* begin PROVIDED DATA *
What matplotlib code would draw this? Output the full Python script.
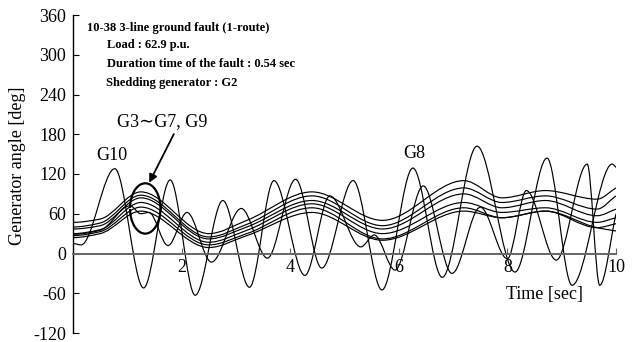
import numpy as np
import matplotlib
matplotlib.use("Agg")
import matplotlib.pyplot as plt
from matplotlib.path import Path
from matplotlib.patches import PathPatch, Arc

plt.rcParams['font.family'] = ['Liberation Serif', 'DejaVu Serif']

# ---- data ----
# oscillating generators: (time [s], angle [deg]) at extrema / key points
g10_t = [0.0, 0.15, 0.77, 1.30, 1.79, 2.25, 2.76, 3.25, 3.70, 4.27, 4.73, 5.30, 5.55, 5.93, 6.45, 6.98, 7.50, 8.00, 8.35, 8.90, 9.47, 9.70, 10.0]
g10_v = [15, 13, 128, -52, 111, -63, 80, -51, 110, -33, 87, 10, 28, -25, 102, -30, 70, -8, 95, -10, 135, -48, 60]

g8_t = [0.0, 0.5, 1.05, 1.25, 1.40, 1.75, 2.10, 2.55, 3.10, 3.58, 4.10, 4.58, 5.16, 5.69, 6.26, 6.80, 7.44, 8.14, 8.73, 9.19, 9.93, 10.0]
g8_v = [29, 35, 72, 60, 62, 12, 62, -13, 68, -7, 112, -22, 110, -55, 129, -36, 162, -28, 144, -48, 135, 130]

# G3 ~ G7, G9 bundle
bundle_t = [0.0, 0.5, 1.25, 2.5, 3.2, 4.4, 5.7, 7.2, 7.9, 8.7, 9.65, 10.0]
bundle_v = [
    [47, 52, 93, 30, 50, 93, 50, 110, 84, 95, 82, 99],
    [40, 46, 88, 25, 44, 87, 42, 99, 77, 87, 67, 87],
    [37, 42, 84, 22, 40, 80, 37, 90, 69, 80, 57, 67],
    [30, 36, 77, 17, 35, 75, 30, 77, 62, 69, 47, 54],
    [27, 33, 70, 13, 30, 69, 22, 69, 54, 64, 39, 34],
    [24, 30, 64, 9, 27, 62, 20, 64, 54, 64, 39, 45],
]

yticks = [-120, -60, 0, 60, 120, 180, 240, 300, 360]
xticks = [2, 4, 6, 8, 10]

info_lines = ["10-38 3-line ground fault (1-route)",
              "Load : 62.9 p.u.",
              "Duration time of the fault : 0.54 sec",
              "Shedding generator : G2"]


def smooth_path(t, v):
    """Monotone cubic (Bezier) rendering of the read points."""
    t = np.asarray(t, float)
    v = np.asarray(v, float)
    h = np.diff(t)
    d = np.diff(v) / h
    n = len(t)
    m = np.zeros(n)
    m[0] = 0.0
    m[-1] = d[-1]
    for i in range(1, n - 1):
        if d[i - 1] * d[i] > 0:
            w1 = 2 * h[i] + h[i - 1]
            w2 = h[i] + 2 * h[i - 1]
            m[i] = (w1 + w2) / (w1 / d[i - 1] + w2 / d[i])
        else:
            m[i] = 0.0
    verts = [(t[0], v[0])]
    codes = [Path.MOVETO]
    for i in range(n - 1):
        verts += [(t[i] + h[i] / 3, v[i] + m[i] * h[i] / 3),
                  (t[i + 1] - h[i] / 3, v[i + 1] - m[i + 1] * h[i] / 3),
                  (t[i + 1], v[i + 1])]
        codes += [Path.CURVE4] * 3
    return Path(verts, codes)


W, H = 637, 342
fig = plt.figure(figsize=(W / 100, H / 100), dpi=100)
ax = fig.add_axes([73 / W, 9 / H, 543 / W, 318 / H])
ax.set_xlim(0, 10)
ax.set_ylim(-120, 360)

lw = 0.85
for vals in bundle_v:
    ax.add_patch(PathPatch(smooth_path(bundle_t, vals), fill=False, lw=lw, ec='black'))
ax.add_patch(PathPatch(smooth_path(g10_t, g10_v), fill=False, lw=lw, ec='black'))
ax.add_patch(PathPatch(smooth_path(g8_t, g8_v), fill=False, lw=lw, ec='black'))

# axes styling
for s in ['top', 'right']:
    ax.spines[s].set_visible(False)
ax.spines['bottom'].set_position(('data', 0))
ax.spines['bottom'].set_color('#666666')
ax.spines['bottom'].set_linewidth(1.4)
ax.spines['left'].set_linewidth(1.0)
ax.set_yticks(yticks)
ax.set_yticklabels([str(y) for y in yticks])
ax.set_xticks(xticks)
ax.set_xticklabels([str(x) for x in xticks])
ax.tick_params(axis='y', direction='in', length=4, pad=5, labelsize=13)
ax.tick_params(axis='x', direction='in', length=4, pad=4, labelsize=13, color='#666666')

# texts (figure pixel positions)
def ftext(px, py, s, **kw):
    fig.text(px / W, 1 - py / H, s, **kw)

ftext(18, 166, "Generator angle [deg]", rotation=90, ha='center', va='center', fontsize=13)
ftext(544, 294, "Time [sec]", ha='center', va='center', fontsize=13)
ftext(112, 155, "G10", ha='center', va='center', fontsize=13)
ftext(414, 153, "G8", ha='center', va='center', fontsize=13)
ftext(117, 122, "G3\u223cG7, G9", ha='left', va='center', fontsize=13)

info_pos = [(87, 28), (107, 45), (107, 64), (106, 83)]
for (px, py), s in zip(info_pos, info_lines):
    ftext(px, py, s, ha='left', va='center', fontsize=9, fontweight='bold')

# arrow and open arc marking the G3~G7, G9 group
ax.annotate('', xy=(1.38, 103), xytext=(1.88, 184),
            arrowprops=dict(arrowstyle='-|>', lw=1.3, color='black', mutation_scale=12))
ax.add_patch(Arc((1.33, 68), 0.56, 76, theta1=-112, theta2=108, lw=1.6, color='black'))

fig.savefig("out.png", dpi=100)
* end PROVIDED DATA *
**STATED EXERCISE**
Provide the number of lines containing the string "matplotlib", with no other output.

**COMPLETE RESPONSE**
6